Por otra parte, el chico que se encarga de imprimir y encuadernar mis trabajos, el de la tienda contigua a la Hawaii University, me ha dicho que va a pasarse al comercio de enfrente: le pagan mejor y es más moderno. El pobre Wimpy's ha desaparecido por completo, van a aplastar su recuerdo como hicieron con el Modqa: dos viejos y legendarios cafés de Hamra, convertidos en sucursales de Vero Moda. Cualquier día va a desaparecer también el Café de Paris, y eso que últimamente lo veo un poco renovado, con más luz y como si los parroquianos se hubieran puesto rouge en sus macilentas mejillas de fumadores compulsivos.
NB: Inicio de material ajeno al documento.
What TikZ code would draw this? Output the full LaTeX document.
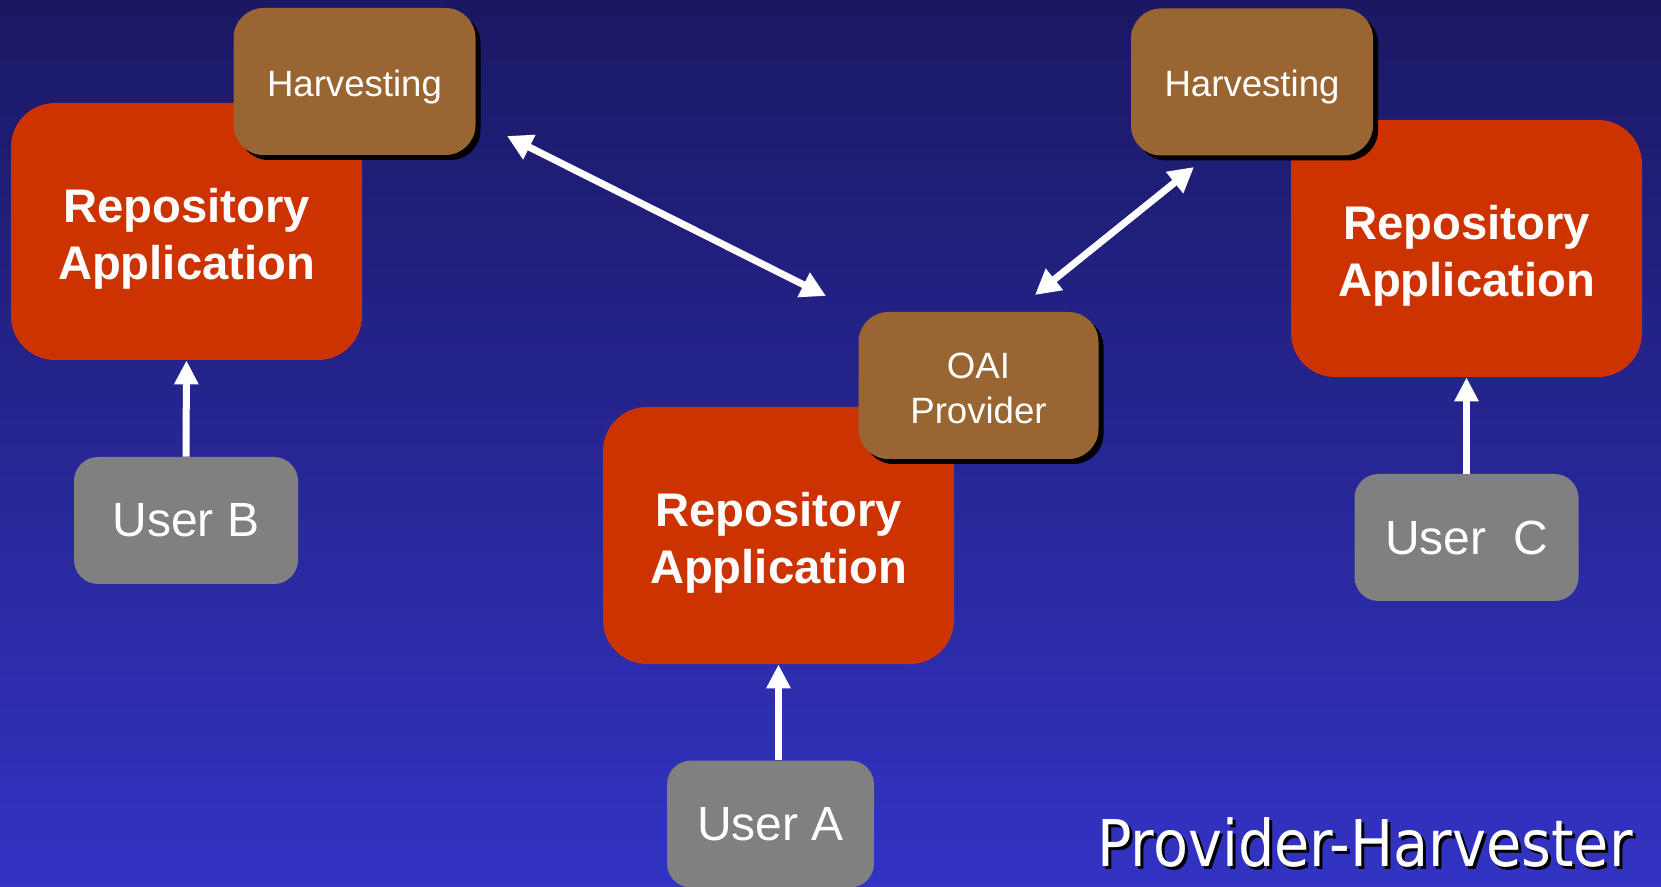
\documentclass[tikz,border=0pt]{standalone}
\usepackage{fontspec}
\setmainfont{Liberation Sans}
\newfontfamily\titlefont[FakeStretch=0.89]{DejaVu Sans}
\usetikzlibrary{arrows.meta,shadows}

\definecolor{bgtop}{RGB}{26,24,98}
\definecolor{bgbottom}{RGB}{51,51,196}
\definecolor{repored}{RGB}{204,51,0}
\definecolor{harvbrown}{RGB}{153,102,51}
\definecolor{usergray}{RGB}{128,128,128}

\begin{document}
\begin{tikzpicture}[x=0.5pt,y=-0.5pt,
    repo/.style={fill=repored, rounded corners=22pt, inner sep=0pt,
      minimum width=175.5pt, minimum height=128.5pt, align=center,
      text=white, font=\fontsize{23.6}{28.5}\selectfont\bfseries,
      execute at begin node={\rule{0pt}{52.7pt}}},
    harv/.style={fill=harvbrown, rounded corners=15pt, inner sep=0pt,
      minimum width=121pt, minimum height=73.5pt, align=center,
      text=white, font=\fontsize{18.3}{22.5}\selectfont,
      execute at begin node={\rule{0pt}{18.5pt}},
      drop shadow={shadow xshift=2.5pt, shadow yshift=-2.5pt, fill=black, opacity=1}},
    user/.style={fill=usergray, rounded corners=12pt, inner sep=0pt,
      minimum width=112pt, minimum height=63.5pt,
      text=white, font=\fontsize{24}{28}\selectfont},
    link/.style={draw=white, line width=3.5pt, {Triangle[length=12.5pt,width=13pt]}-{Triangle[length=12.5pt,width=13pt]}},
    uplink/.style={draw=white, line width=3.5pt, -{Triangle[length=12pt,width=11.5pt]}}]

  \shade[top color=bgtop, bottom color=bgbottom] (0,0) rectangle (1661,887);
  \useasboundingbox (0,0) rectangle (1661,887);

  \node[repo] (repoB) at (186.5,231.5) {Repository\\Application};
  \node[repo] (repoA) at (778.5,535.5) {Repository\\Application};
  \node[repo] (repoC) at (1466.5,248.5) {Repository\\Application};

  \node[harv] (harvB) at (354.5,81.5) {Harvesting};
  \node[harv] (harvC) at (1252,82) {Harvesting};
  \node[harv, minimum width=120pt, execute at begin node={\rule{0pt}{38.6pt}}] (oai) at (978.5,385.5) {OAI\\Provider};

  \node[user] (userB) at (186,520.5) {User B};
  \node[user, minimum width=103.5pt] (userA) at (770.5,824) {User A};
  \node[user] (userC) at (1466.5,537.5) {User\ \ C};

  \coordinate (harvB-end) at (507,136);
  \coordinate (oaiB-end) at (826,296);
  \coordinate (harvC-end) at (1194,167);
  \coordinate (oaiC-end) at (1035,295);

  \draw[link] (harvB-end) -- (oaiB-end);
  \draw[link] (harvC-end) -- (oaiC-end);

  \draw[uplink] (userB.north) -- (repoB.south);
  \draw[uplink] (userA.north -| repoA.south) -- (repoA.south);
  \draw[uplink] (userC.north) -- (repoC.south);

  \node[anchor=base west, inner sep=0pt, text=black,
    font=\titlefont\fontsize{32.2}{38}\selectfont] (title-shadow) at (1100,869) {Provider-Harvester};
  \node[anchor=base west, inner sep=0pt, text=white,
    font=\titlefont\fontsize{32.2}{38}\selectfont] (title) at (1097,866) {Provider-Harvester};
\end{tikzpicture}
\end{document}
El canalón del Berkeley continúa ofreciendo peligros. Me explico. Con este nombre, que parece un título de Hitchcock, designo al señor desaguadero situado junto a la acera del hotel Berkeley. El portero siempre sonríe cuando me ve dar un rodeo para no comerme el asfalto, de una caída. Él también sigue aquí, olfateando la nueva estación que embellece los árboles.

Calma sencilla, frágil. Socavones, desniveles, cambios. Y buena gente.